GAZA CITY
The Palestinian Legislative Council (PLC) held a special session on Sunday outside the gates of the Rafah crossing on the borders with Egypt.
"More than 1.8 million Palestinians have been suffering under an eight-year siege imposed on the Gaza Strip," PLC deputy speaker Ahmed Bahr told the session.
"The closure of the Rafah crossing has tightened the blockade on the strip and left thousands of students and patients in suffering," he added.
The top lawmaker went on to call on Egyptian authorities to permanently open the Rafah terminal to help ease the siege on the Palestinian seaside enclave.
Egyptian authorities have tightened their control over the border with the Hamas-run Gaza Strip since last July's ouster of elected president Mohamed Morsi by the Egyptian army.

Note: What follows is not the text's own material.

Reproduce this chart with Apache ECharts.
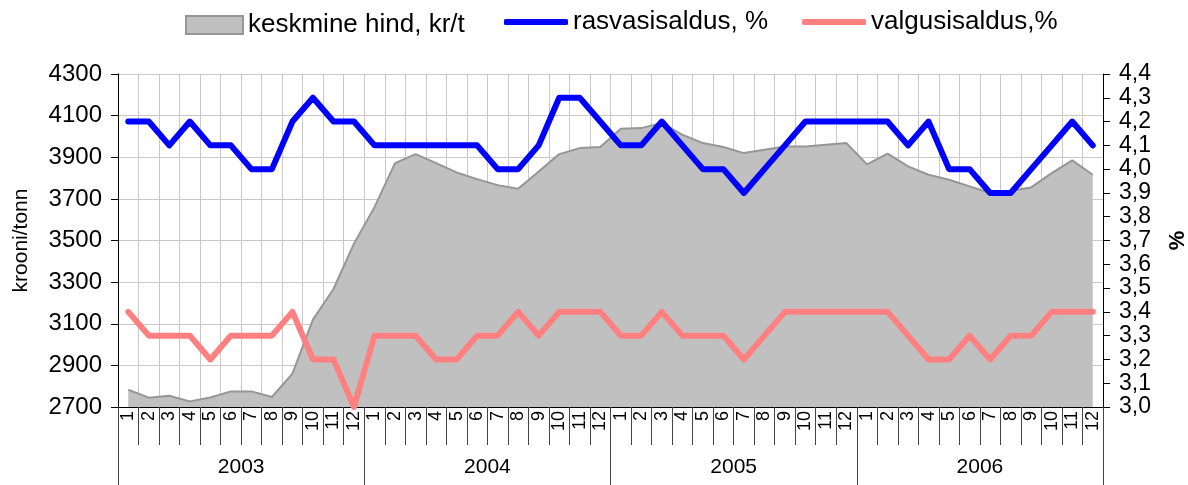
<!DOCTYPE html>
<html lang="et">
<head>
<meta charset="UTF-8">
<title>Piim</title>
<script src="https://cdn.jsdelivr.net/npm/echarts@6/dist/echarts.min.js"></script>
<style>
  html, body { margin: 0; padding: 0; background: #fff; }
  #main { width: 1188px; height: 485px; }
</style>
</head>
<body>
<div id="main"></div>
<script>
// kuud ja aastad
var months = [];
for (var y = 0; y < 4; y++) {
    for (var m = 1; m <= 12; m++) months.push(String(m));
}
var years = ['2003', '2004', '2005', '2006'];

// keskmine hind, kr/t
var price = [
    2783, 2745, 2754, 2727, 2746, 2775, 2775, 2748, 2860, 3120, 3267, 3485,
    3660, 3872, 3915, 3872, 3827, 3795, 3766, 3749, 3832, 3915, 3944, 3949,
    4037, 4040, 4065, 4008, 3968, 3949, 3920, 3936, 3952, 3952, 3960, 3968,
    3866, 3917, 3856, 3816, 3792, 3760, 3728, 3739, 3755, 3824, 3885, 3816
];
// rasvasisaldus, %
var fat = [
    4.2, 4.2, 4.1, 4.2, 4.1, 4.1, 4.0, 4.0, 4.2, 4.3, 4.2, 4.2,
    4.1, 4.1, 4.1, 4.1, 4.1, 4.1, 4.0, 4.0, 4.1, 4.3, 4.3, 4.2,
    4.1, 4.1, 4.2, 4.1, 4.0, 4.0, 3.9, 4.0, 4.1, 4.2, 4.2, 4.2,
    4.2, 4.2, 4.1, 4.2, 4.0, 4.0, 3.9, 3.9, 4.0, 4.1, 4.2, 4.1
];
// valgusisaldus, %
var protein = [
    3.4, 3.3, 3.3, 3.3, 3.2, 3.3, 3.3, 3.3, 3.4, 3.2, 3.2, 3.0,
    3.3, 3.3, 3.3, 3.2, 3.2, 3.3, 3.3, 3.4, 3.3, 3.4, 3.4, 3.4,
    3.3, 3.3, 3.4, 3.3, 3.3, 3.3, 3.2, 3.3, 3.4, 3.4, 3.4, 3.4,
    3.4, 3.4, 3.3, 3.2, 3.2, 3.3, 3.2, 3.3, 3.3, 3.4, 3.4, 3.4
];

var font = 'Liberation Sans, Arial, sans-serif';
var myChart = echarts.init(document.getElementById('main'));

var option = {
    animation: false,
    textStyle: {fontFamily: font},
    grid: {left: 118, right: 85, top: 74, bottom: 78, outerBoundsMode: 'none', containLabel: false},
    legend: [
        {left: 180, top: 7, itemWidth: 57, itemHeight: 18, icon: 'rect', itemGap: 6,
            textStyle: {fontSize: 26, color: '#000', fontFamily: font},
            data: ['keskmine hind, kr/t']},
        {left: 499, top: 4, itemWidth: 64, itemHeight: 6, itemGap: 34, icon: 'roundRect',
            textStyle: {fontSize: 26, color: '#000', fontFamily: font},
            data: ['rasvasisaldus, %', 'valgusisaldus,%']}
    ],
    xAxis: [
        {type: 'category', data: months, boundaryGap: true, position: 'bottom',
            axisLine: {show: true, lineStyle: {color: '#000'}},
            axisTick: {show: true, interval: 0, length: 38, lineStyle: {color: '#444'}},
            axisLabel: {interval: 0, rotate: 90, margin: 4, fontSize: 18, color: '#000', fontFamily: font},
            splitLine: {show: true, interval: 0, lineStyle: {color: '#c8c8c8', width: 1}}},
        {type: 'category', data: years, boundaryGap: true, position: 'bottom',
            axisLine: {show: false},
            axisTick: {show: true, interval: 0, length: 78, lineStyle: {color: '#444'}},
            axisLabel: {interval: 0, margin: 50, fontSize: 21, color: '#000', fontFamily: font}}
    ],
    yAxis: [
        {type: 'value', min: 2700, max: 4300, interval: 200, position: 'left',
            name: 'krooni/tonn', nameLocation: 'middle', nameGap: 86, nameRotate: 90,
            nameTextStyle: {fontSize: 21, color: '#000', fontFamily: font},
            axisLine: {show: true, lineStyle: {color: '#000'}},
            axisTick: {show: true, length: 7, lineStyle: {color: '#000'}},
            axisLabel: {fontSize: 24, color: '#000', margin: 16, fontFamily: font,
                formatter: function (v) { return String(v); }},
            splitLine: {show: true, lineStyle: {color: '#c8c8c8', width: 1}}},
        {type: 'value', min: 3.0, max: 4.4, interval: 0.1, position: 'right',
            name: '%', nameLocation: 'middle', nameGap: 64, nameRotate: 90,
            nameTextStyle: {fontSize: 22, fontWeight: 'bold', color: '#000', fontFamily: font},
            axisLine: {show: true, lineStyle: {color: '#000'}},
            axisTick: {show: true, length: 7, lineStyle: {color: '#000'}},
            axisLabel: {fontSize: 23, color: '#000', margin: 16, fontFamily: font,
                formatter: function (v) { return v.toFixed(1).replace('.', ','); }},
            splitLine: {show: false}}
    ],
    series: [
        {name: 'keskmine hind, kr/t', type: 'line', yAxisIndex: 0, data: price,
            symbol: 'none', z: 1,
            lineStyle: {color: '#969696', width: 2},
            itemStyle: {color: '#c0c0c0', borderColor: '#969696', borderWidth: 2},
            areaStyle: {color: '#c0c0c0', opacity: 1}},
        {name: 'rasvasisaldus, %', type: 'line', yAxisIndex: 1, data: fat,
            symbol: 'none', z: 3,
            lineStyle: {color: '#0000ff', width: 6, cap: 'round', join: 'round'},
            itemStyle: {color: '#0000ff'}},
        {name: 'valgusisaldus,%', type: 'line', yAxisIndex: 1, data: protein,
            symbol: 'none', z: 3,
            lineStyle: {color: '#ff8080', width: 6, cap: 'round', join: 'round'},
            itemStyle: {color: '#ff8080'}}
    ]
};

myChart.setOption(option);
</script>
</body>
</html>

In recent weeks, Egypt has repeatedly closed the Rafah crossing, which – due to an ongoing, eight-year Israeli siege – represents Gaza's only window to the outside world.
The Egyptian army has also launched a campaign aimed at destroying the network of tunnels linking Gaza to Egypt's Sinai Peninsula, which in recent years had been used to bring vital commodities into the besieged coastal enclave, home to nearly 2 million Palestinians.
Egyptian authorities blame Hamas, an ideological offshoot of the Muslim Brotherhood, the group which propelled Morsi to power in the 2012 elections, of involvement in recent attacks in Egypt, a claim vehemently denied by the Islamist group.
They have accused several Palestinians of involvement in a mass jailbreak during the 2011 revolution that ousted autocratic president Hosni Mubarak.
"The charges are an attempt to drag the Palestinian resistance into the Egyptian crisis," Bahr said.